I am aware how complicated history is. The massacre of 1,200 Israelis on October 7 and the fanatical Islamist view of Hamas reopened the wounds of the Holocaust. Parents of current Israeli military leaders were often those who escaped the Nazis by the skin of their teeth. My heart goes out to all of them, and being a post-war German makes this feel very raw. My grandfather, a historian, was incarcerated by the Nazis, and my mother, a Red Cross nurse on WWII’s Eastern front, witnessed the liberation of Auschwitz and took care of its survivors. I feel deeply triggered. How much more must the children of holocaust survivors be affected, as well as the children of Palestinians all over the world? I wish we could all grieve and feel deeply with each other, from a place of heartfelt empathy and compassion. Only then something might shift.

Reflecting on my experience, I am grateful for these hard lessons of being a post-war German. I learned that only understanding and feeling with all those who suffer can ultimately bring change.  I learned how dangerous it is to think that you are better or more worthy than somebody else. The German identity as an “Übermensch” (superior being) was self-defeating. No human is more worthy than another and no group of people is more extraordinary or special than another.

I also learned that collective punishment, meaning to admonish a whole group of people for the sins of a few, is deeply wrong. Being a post-war German required me to keep looking at myself carefully and to work on my foibles relentlessly. I am grateful for that, as it helped me to overcome my natural human languor. The shame I inherited brought out in me the fierce desire to be my best self. Not just for others, but for my own sense of integrity.
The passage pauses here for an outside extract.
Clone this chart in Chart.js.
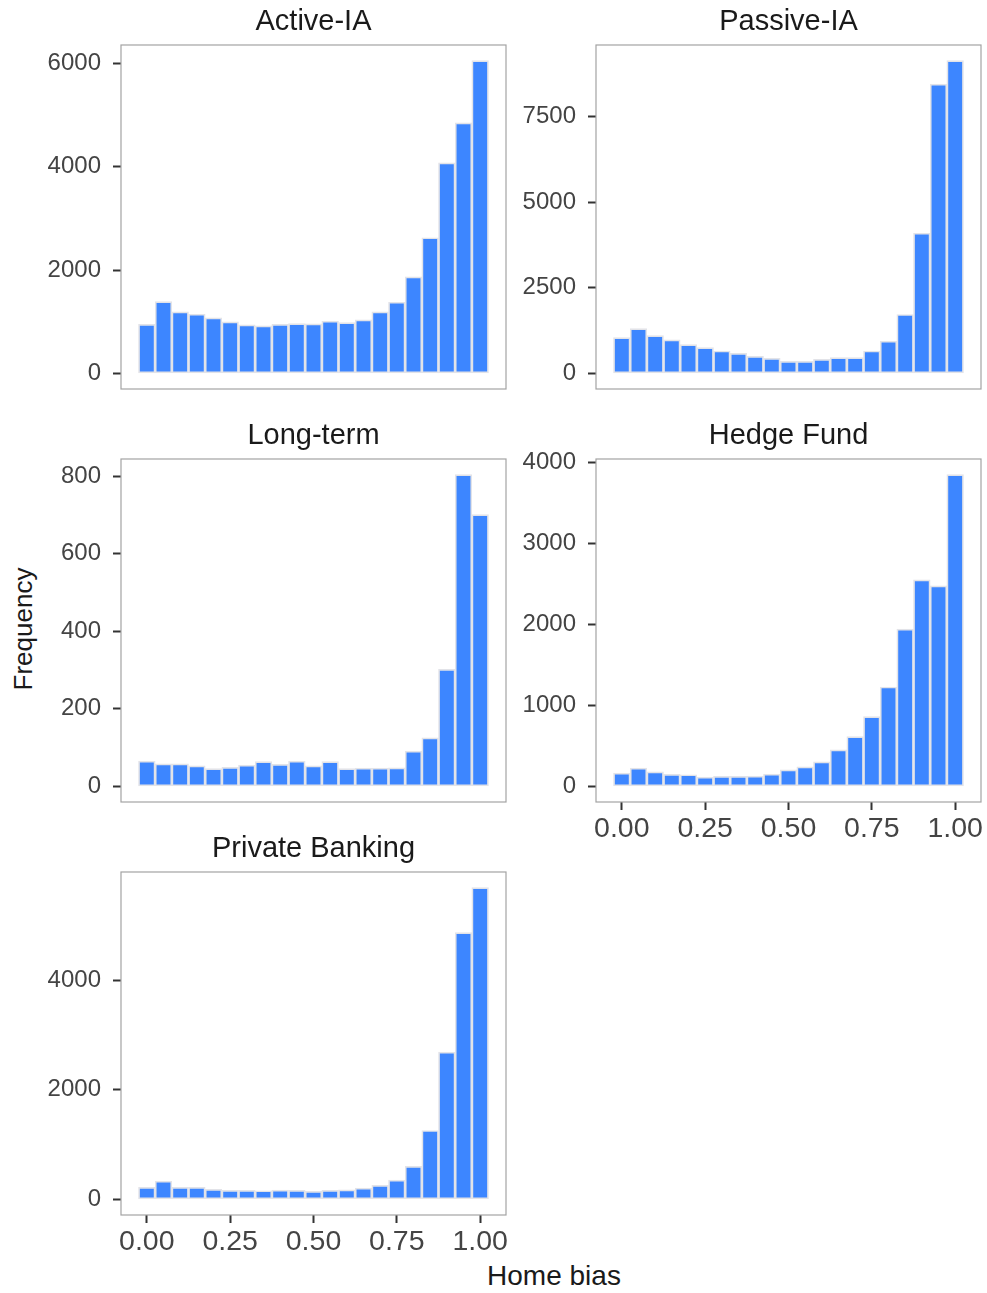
<!DOCTYPE html>
<html>
<head>
<meta charset="utf-8">
<script src="https://cdn.jsdelivr.net/npm/chart.js@4/dist/chart.umd.min.js"></script>
<style>
  html, body { margin: 0; padding: 0; background: #ffffff; }
  #page { position: relative; width: 987px; height: 1293px; background: #ffffff; overflow: hidden;
          font-family: "Liberation Sans", Arial, Helvetica, sans-serif; }
  #page canvas { position: absolute; }
  .axis-title { position: absolute; color: #1a1a1a; white-space: nowrap; line-height: 1; }
</style>
</head>
<body>
<div id="page">
  <div class="axis-title" id="ytitle">Frequency</div>
  <div class="axis-title" id="xtitle">Home bias</div>
</div>
<script>
// Histogram bin centres (home bias share), bin width 0.05
const binCentres = [0.00, 0.05, 0.10, 0.15, 0.20, 0.25, 0.30, 0.35, 0.40, 0.45, 0.50,
                    0.55, 0.60, 0.65, 0.70, 0.75, 0.80, 0.85, 0.90, 0.95, 1.00];

// Counts per bin for each investor type
const activeIA       = [950, 1390, 1190, 1144, 1073, 996, 937, 918, 950, 963, 957,
                        1009, 983, 1034, 1190, 1377, 1868, 2625, 4073, 4849, 6052];
const passiveIA      = [1045, 1309, 1104, 977, 840, 752, 654, 586, 498, 439, 352,
                        352, 410, 459, 459, 654, 938, 1719, 4092, 8447, 9131];
const longTerm       = [65, 58, 58, 53, 46, 49, 55, 64, 57, 65, 53,
                        64, 46, 47, 47, 48, 91, 125, 302, 804, 701];
const hedgeFund      = [164, 226, 180, 148, 144, 115, 123, 123, 127, 152, 205,
                        242, 304, 451, 615, 862, 1227, 1940, 2548, 2474, 3848];
const privateBanking = [219, 334, 219, 219, 182, 164, 164, 158, 170, 164, 146,
                        164, 176, 207, 255, 353, 602, 1258, 2687, 4869, 5690];

// Tick labels
const activeTicks  = [0, 2000, 4000, 6000];
const passiveTicks = [0, 2500, 5000, 7500];
const longTicks    = [0, 200, 400, 600, 800];
const hedgeTicks   = [0, 1000, 2000, 3000, 4000];
const privateTicks = [0, 2000, 4000];
const xTicks       = [0, 0.25, 0.50, 0.75, 1.00];

// Facet titles
const facetTitles = ['Active-IA', 'Passive-IA', 'Long-term', 'Hedge Fund', 'Private Banking'];

const FONT = '"Liberation Sans", Arial, Helvetica, sans-serif';
const Y_ZONE = 121;   // room left of each panel for y ticks
const T_ZONE = 45;    // room above each panel for the facet title
const X_ZONE = 62;    // room below bottom panels for x ticks
const B_PAD = 32;     // spare room below panels without an x axis
const R_PAD = 6;

// x limits: histogram edges plus 5% expansion
const bw = binCentres[1] - binCentres[0];
const xLo = binCentres[0] - bw / 2;
const xHi = binCentres[binCentres.length - 1] + bw / 2;
const xMin = xLo - 0.05 * (xHi - xLo);
const xMax = xHi + 0.05 * (xHi - xLo);

const panelFrame = {
  id: 'panelFrame',
  afterDatasetsDraw(chart) {
    const { ctx, chartArea: a } = chart;
    ctx.save();
    ctx.strokeStyle = '#a3a3a3';
    ctx.lineWidth = 1.2;
    ctx.strokeRect(a.left, a.top, a.right - a.left, a.bottom - a.top);
    ctx.restore();
  }
};

function makePanel(title, counts, yTicks, panel, showX) {
  const page = document.getElementById('page');
  const canvas = document.createElement('canvas');
  const bottomPad = showX ? 0 : B_PAD;
  const w = Y_ZONE + panel.w + R_PAD;
  const h = T_ZONE + panel.h + (showX ? X_ZONE : bottomPad);
  canvas.width = w;
  canvas.height = h;
  canvas.style.left = (panel.x - Y_ZONE) + 'px';
  canvas.style.top = (panel.y - T_ZONE) + 'px';
  canvas.style.width = w + 'px';
  canvas.style.height = h + 'px';
  page.appendChild(canvas);

  const yMaxData = Math.max(...counts);
  const points = binCentres.map((x, i) => ({ x: x, y: counts[i] }));

  new Chart(canvas.getContext('2d'), {
    type: 'bar',
    data: {
      datasets: [{
        data: points,
        backgroundColor: '#3d86ff',
        borderColor: '#e2e3e8',
        borderWidth: 1.7,
        borderSkipped: false,
        barPercentage: 1.0,
        categoryPercentage: 1.0
      }]
    },
    options: {
      responsive: false,
      animation: false,
      devicePixelRatio: 1,
      layout: { padding: { left: 0, top: 0, right: R_PAD, bottom: bottomPad } },
      plugins: {
        legend: { display: false },
        tooltip: { enabled: false },
        title: {
          display: true,
          text: title,
          fullSize: false,
          color: '#1a1a1a',
          font: { family: FONT, size: 29, weight: 'normal', lineHeight: 1 },
          padding: { top: 7, bottom: 9 }
        }
      },
      scales: {
        x: {
          type: 'linear',
          display: showX,
          offset: false,
          min: xMin,
          max: xMax,
          grid: { offset: false, drawOnChartArea: false, drawTicks: true, tickLength: 8,
                  tickColor: '#333333', tickWidth: 2 },
          border: { display: false },
          ticks: {
            color: '#444444',
            font: { family: FONT, size: 28.5 },
            padding: 2,
            maxRotation: 0,
            autoSkip: false,
            callback: v => Number(v).toFixed(2)
          },
          afterBuildTicks: s => { s.ticks = xTicks.map(v => ({ value: v })); },
          afterFit: s => { s.height = showX ? X_ZONE : 0; }
        },
        y: {
          type: 'linear',
          min: -0.05 * yMaxData,
          max: 1.05 * yMaxData,
          grid: { drawOnChartArea: false, drawTicks: true, tickLength: 8,
                  tickColor: '#333333', tickWidth: 2 },
          border: { display: false },
          ticks: {
            color: '#444444',
            font: { family: FONT, size: 24 },
            padding: 12,
            callback: v => String(v)
          },
          afterBuildTicks: s => { s.ticks = yTicks.map(v => ({ value: v })); },
          afterFit: s => { s.width = Y_ZONE; }
        }
      }
    },
    plugins: [panelFrame]
  });
}

// Facet grid: two columns, three rows
const col1 = 121, col2 = 596, panelW = 385;
const row1 = 45, row2 = 459, row3 = 872, panelH = 343;

makePanel(facetTitles[0], activeIA,       activeTicks,  { x: col1, y: row1, w: panelW, h: panelH + 1 }, false);
makePanel(facetTitles[1], passiveIA,      passiveTicks, { x: col2, y: row1, w: panelW, h: panelH + 1 }, false);
makePanel(facetTitles[2], longTerm,       longTicks,    { x: col1, y: row2, w: panelW, h: panelH }, false);
makePanel(facetTitles[3], hedgeFund,      hedgeTicks,   { x: col2, y: row2, w: panelW, h: panelH }, true);
makePanel(facetTitles[4], privateBanking, privateTicks, { x: col1, y: row3, w: panelW, h: panelH }, true);

// Shared axis titles
const yt = document.getElementById('ytitle');
yt.style.fontSize = '26px';
yt.style.left = '23px';
yt.style.top = '629px';
yt.style.transform = 'translate(-50%, -50%) rotate(-90deg)';

const xt = document.getElementById('xtitle');
xt.style.fontSize = '28px';
xt.style.left = '554px';
xt.style.top = '1262px';
xt.style.transform = 'translateX(-50%)';
</script>
</body>
</html>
Concentration camp survivor Elie Wiesel said, “Good Germans may not be guilty but responsible.” I came to understand that I, as post-war German, do not carry guilt, but that I am responsible to help make this world a place in which atrocities never happen again.

My greatest wish is that Germans, Jews, and Palestinians, including all those who protest against injustice, will find in themselves the responsibility that Elie Wiesel talked about.  Let us remember what is truly important: to create an environment that allows all of us to thrive together while caring for this planet that sustains us all.